Question: What has been the biggest change in your time working in museums?
Charles Saumarez-Smith: The issue which I want to explore in my lecture is the radical change in attitude from a focus on knowledge, expertise and chronology on the part of a specialist curatorial staff to a much greater concern for exhibitions, the autonomy of the artist and the experience of the visitor.
Question: How do you begin a major transformation? Do you need to start with revising the purpose of the museum?
Charles Saumarez-Smith: The changes I’m interested in are not those which are specifically engineered - for example, the much greater focus on financial management and fund-raising - as the longer-term change in the nature of the museum’s public responsibilities, currently being debated as part of the revision of the International Council Of Museums definition as to what a museum is and should be.
Question: Has the essential mission of the museum changed in the post-war period?
Charles Saumarez-Smith: There has been a long-term change in the way people think about museums from places of public education, funded by the state, to becoming visitor destinations, important for purposes of urban regeneration and the tourist industry.
Question: What transformation process in your time at the V & A, the National Portrait Gallery and the National Gallery was the most challenging?
Charles Saumarez-Smith: I lived through a period of radical change at the V&A at the end of the 1980s when the standard model of a museum was subjected to a radical reorganisation and then the National Portrait Gallery changed quite dramatically during my time as a Director as a result of a lottery-funded building development.
Question: Which transformation process are you most proud of?
Charles Saumarez-Smith: I remain proud of the way that the National Portrait Gallery changed from being a more narrowly specialist, historical institution to one which had much more public currency, many more visitors and a much more active involvement with contemporary photography.

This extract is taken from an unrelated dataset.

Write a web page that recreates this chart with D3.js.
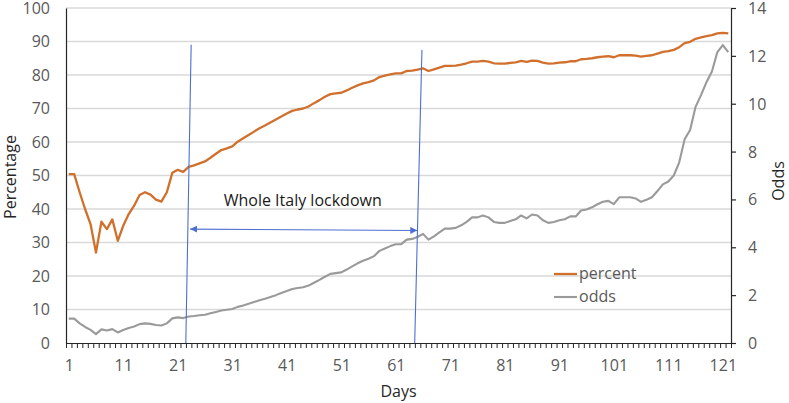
<!DOCTYPE html>
<html>
<head>
<meta charset="utf-8">
<script src="https://cdn.jsdelivr.net/npm/d3@7"></script>
<style>
  html, body { margin: 0; padding: 0; background: #fff; }
  svg { display: block; font-family: "Open Sans", "Noto Sans", sans-serif; }
</style>
</head>
<body>
<svg id="chart" width="789" height="403"></svg>
<script>
// ---------------- data ----------------
const days = d3.range(1, 123);
const percent = [
  50.4, 50.4, 45.0, 40.0, 35.5, 27.0, 36.2, 34.0, 36.9, 30.5,
  35.0, 38.5, 41.0, 44.2, 45.0, 44.3, 42.8, 42.2, 45.0, 50.8,
  51.7, 51.1, 52.6, 53.0, 53.6, 54.2, 55.3, 56.5, 57.6, 58.1,
  58.7, 60.1, 61.1, 62.1, 63.1, 64.1, 64.9, 65.8, 66.7, 67.6,
  68.5, 69.3, 69.7, 70.0, 70.6, 71.6, 72.5, 73.5, 74.3, 74.5,
  74.7, 75.4, 76.2, 76.9, 77.5, 77.9, 78.4, 79.4, 79.8, 80.2,
  80.5, 80.5, 81.2, 81.3, 81.6, 82.0, 81.2, 81.7, 82.2, 82.7,
  82.7, 82.8, 83.1, 83.5, 84.0, 84.0, 84.2, 84.0, 83.5, 83.4,
  83.4, 83.6, 83.8, 84.2, 83.9, 84.3, 84.2, 83.7, 83.4, 83.5,
  83.7, 83.8, 84.1, 84.1, 84.7, 84.8, 85.0, 85.3, 85.5, 85.6,
  85.3, 85.9, 85.9, 85.9, 85.8, 85.5, 85.7, 85.9, 86.4, 86.9,
  87.1, 87.5, 88.3, 89.5, 89.9, 90.8, 91.2, 91.6, 91.9, 92.4,
  92.6, 92.4
];
const odds = [
  1.02, 1.02, 0.82, 0.67, 0.55, 0.37, 0.57, 0.52, 0.58, 0.44,
  0.54, 0.63, 0.69, 0.79, 0.82, 0.80, 0.75, 0.73, 0.82, 1.03,
  1.07, 1.04, 1.11, 1.13, 1.16, 1.18, 1.24, 1.30, 1.36, 1.39,
  1.42, 1.51, 1.57, 1.64, 1.71, 1.79, 1.85, 1.92, 2.00, 2.09,
  2.17, 2.26, 2.30, 2.33, 2.40, 2.52, 2.64, 2.77, 2.89, 2.92,
  2.95, 3.07, 3.20, 3.33, 3.44, 3.52, 3.63, 3.85, 3.95, 4.05,
  4.13, 4.13, 4.32, 4.35, 4.43, 4.56, 4.32, 4.46, 4.62, 4.78,
  4.78, 4.81, 4.92, 5.06, 5.25, 5.25, 5.33, 5.25, 5.06, 5.02,
  5.02, 5.10, 5.17, 5.33, 5.21, 5.37, 5.33, 5.13, 5.02, 5.06,
  5.13, 5.17, 5.29, 5.29, 5.54, 5.58, 5.67, 5.80, 5.90, 5.94,
  5.80, 6.09, 6.09, 6.09, 6.04, 5.90, 5.99, 6.09, 6.35, 6.63,
  6.75, 7.00, 7.55, 8.52, 8.90, 9.87, 10.36, 10.90, 11.35, 12.16,
  12.45, 12.16
];
const xTickLabels = [1, 11, 21, 31, 41, 51, 61, 71, 81, 91, 101, 111, 121];
const leftTicks = [0, 10, 20, 30, 40, 50, 60, 70, 80, 90, 100];
const rightTicks = [0, 2, 4, 6, 8, 10, 12, 14];
const seriesNames = ["percent", "odds"];
const annotationText = "Whole Italy lockdown";
// lockdown markers in data units: [day, percent] endpoints
const lockStartLine = [[23.46, 89.0], [22.48, 0]];
const lockEndLine = [[65.8, 87.5], [64.47, 0]];
const lockArrow = [[23.27, 34.0], [64.95, 33.6]];

// ---------------- layout ----------------
const m = { left: 66, right: 731, top: 8, bottom: 343 };
const colors = { percent: "#D0702C", odds: "#9A9A9A", blue: "#4F6FD0" };
const FS = "16px";

const svg = d3.select("#chart");

const x = d3.scaleLinear().domain([0.5, 122.5]).range([m.left, m.right]);
const yL = d3.scaleLinear().domain([0, 100]).range([m.bottom, m.top]);
const yR = d3.scaleLinear().domain([0, 14]).range([m.bottom, m.top]);

// gridlines
svg.append("g")
  .selectAll("line")
  .data(leftTicks.filter(d => d > 0))
  .join("line")
  .attr("x1", m.left).attr("x2", m.right)
  .attr("y1", d => yL(d)).attr("y2", d => yL(d))
  .attr("stroke", "#d9d9d9").attr("stroke-width", 1.3);

// lines
const linePct = d3.line().x((d, i) => x(days[i])).y(d => yL(d));
const lineOdds = d3.line().x((d, i) => x(days[i])).y(d => yR(d));

svg.append("path").datum(odds)
  .attr("d", lineOdds).attr("fill", "none")
  .attr("stroke", colors.odds).attr("stroke-width", 2.1)
  .attr("stroke-linejoin", "round");
svg.append("path").datum(percent)
  .attr("d", linePct).attr("fill", "none")
  .attr("stroke", colors.percent).attr("stroke-width", 2.3)
  .attr("stroke-linejoin", "round");

// axes
const tickColor = "#595959";
const axisColor = "#262626";

// left axis
const gL = svg.append("g").attr("transform", `translate(${m.left},0)`)
  .call(d3.axisLeft(yL).tickValues(leftTicks).tickSize(0).tickPadding(16));
gL.select(".domain").attr("stroke", axisColor).attr("stroke-width", 1.2);
gL.selectAll("text").attr("fill", tickColor).attr("dy", "0.34em").style("font-size", FS).style("font-family", "Open Sans");

// right axis
const gR = svg.append("g").attr("transform", `translate(${m.right},0)`)
  .call(d3.axisRight(yR).tickValues(rightTicks).tickSize(5).tickSizeOuter(0).tickPadding(12));
gR.select(".domain").attr("stroke", axisColor).attr("stroke-width", 1.2);
gR.selectAll("line").attr("stroke", axisColor).attr("stroke-width", 1.2);
gR.selectAll("text").attr("fill", tickColor).attr("dy", "0.34em").style("font-size", FS).style("font-family", "Open Sans");

// bottom axis: minor ticks between categories
const boundaries = d3.range(0, 123).map(d => d + 0.5);
const gB = svg.append("g").attr("transform", `translate(0,${m.bottom})`)
  .call(d3.axisBottom(x).tickValues(boundaries).tickSize(5).tickSizeOuter(0).tickFormat(""));
gB.select(".domain").attr("stroke", axisColor).attr("stroke-width", 1.2);
gB.selectAll(".tick line").attr("stroke", axisColor).attr("stroke-width", 1);

const gBL = svg.append("g").attr("transform", `translate(0,${m.bottom})`)
  .call(d3.axisBottom(x).tickValues(xTickLabels).tickSize(0).tickPadding(17).tickFormat(d3.format("d")));
gBL.select(".domain").remove();
gBL.selectAll("text").attr("fill", tickColor).style("font-size", FS).style("font-family", "Open Sans");

// axis titles
svg.append("text")
  .attr("transform", `translate(16,177) rotate(-90)`)
  .attr("text-anchor", "middle")
  .attr("fill", axisColor).style("font-size", FS)
  .text("Percentage");
svg.append("text")
  .attr("transform", `translate(784,181) rotate(-90)`)
  .attr("text-anchor", "middle")
  .attr("fill", axisColor).style("font-size", FS)
  .text("Odds");
svg.append("text")
  .attr("x", (m.left + m.right) / 2).attr("y", 397)
  .attr("text-anchor", "middle")
  .attr("fill", axisColor).style("font-size", FS)
  .text("Days");

// lockdown annotation
const defs = svg.append("defs");
defs.append("marker").attr("id", "arr")
  .attr("viewBox", "0 0 10 10").attr("refX", 10).attr("refY", 5)
  .attr("markerWidth", 7).attr("markerHeight", 7)
  .attr("markerUnits", "userSpaceOnUse")
  .attr("orient", "auto-start-reverse")
  .append("path").attr("d", "M0,0 L10,5 L0,10 Z").attr("fill", colors.blue);

const ann = svg.append("g");
[lockStartLine, lockEndLine].forEach(seg => {
  ann.append("line")
    .attr("x1", x(seg[0][0])).attr("y1", yL(seg[0][1]))
    .attr("x2", x(seg[1][0])).attr("y2", yL(seg[1][1]))
    .attr("stroke", colors.blue).attr("stroke-width", 1.1);
});
ann.append("line")
  .attr("x1", x(lockArrow[0][0])).attr("y1", yL(lockArrow[0][1]))
  .attr("x2", x(lockArrow[1][0])).attr("y2", yL(lockArrow[1][1]))
  .attr("stroke", colors.blue).attr("stroke-width", 1.1)
  .attr("marker-start", "url(#arr)").attr("marker-end", "url(#arr)");
ann.append("text")
  .attr("x", x((lockArrow[0][0] + lockArrow[1][0]) / 2) - 1)
  .attr("y", yL(41.0))
  .attr("text-anchor", "middle")
  .attr("fill", "#1a1a1a").style("font-size", FS)
  .text(annotationText);

// legend
const legend = svg.append("g").attr("transform", "translate(554,274)");
seriesNames.forEach((name, i) => {
  const g = legend.append("g").attr("transform", `translate(0,${i * 23})`);
  g.append("line").attr("x1", 0).attr("x2", 23).attr("y1", 0).attr("y2", 0)
    .attr("stroke", colors[name]).attr("stroke-width", name === "percent" ? 2.3 : 2.1);
  g.append("text").attr("x", 25).attr("y", 0).attr("dy", "0.32em")
    .attr("fill", tickColor).style("font-size", FS)
    .text(name);
});
</script>
</body>
</html>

Question: Is it difficult to bring everyone on board with changes, especially in national institutions which so many people feel they have ownership of?
Charles Saumarez-Smith: I certainly found the National Gallery much more conservative in the way that it operated, cautious of any proposals for change. I remain ambivalent as to whether this was a good thing or not.
Question: How do you manage that best?
Charles Saumarez-Smith: Much inevitably depends on the attitude and role of the Board of Trustees and the level of their support for change.
Question: Will museums look the same in the next 10 years - or the next five?
Charles Saumarez-Smith: I’m sure that they will remain essentially the same as they are slow moving and physically monolithic. The pressures at the moment concern the issues of morality around private funding and the bigger, and equally, complicated issues around restitution.
Question: Will they last as bricks and mortar institutions?
Charles Saumarez-Smith: Although clearly museums now rightly pay much more attention to their online presence, they still remain places where the experience of physical objects, things and works of art are at their heart and I don’t see signs of this changing.
Question: How can big institutions keep up with the pace of change these days?
Charles Saumarez-Smith: Running museums has become an increasingly tricky juggling act, adapting to changing circumstances, new interests, new funding pressures and new visitor demands, whilst at the same time remaining true to their original functions and purposes.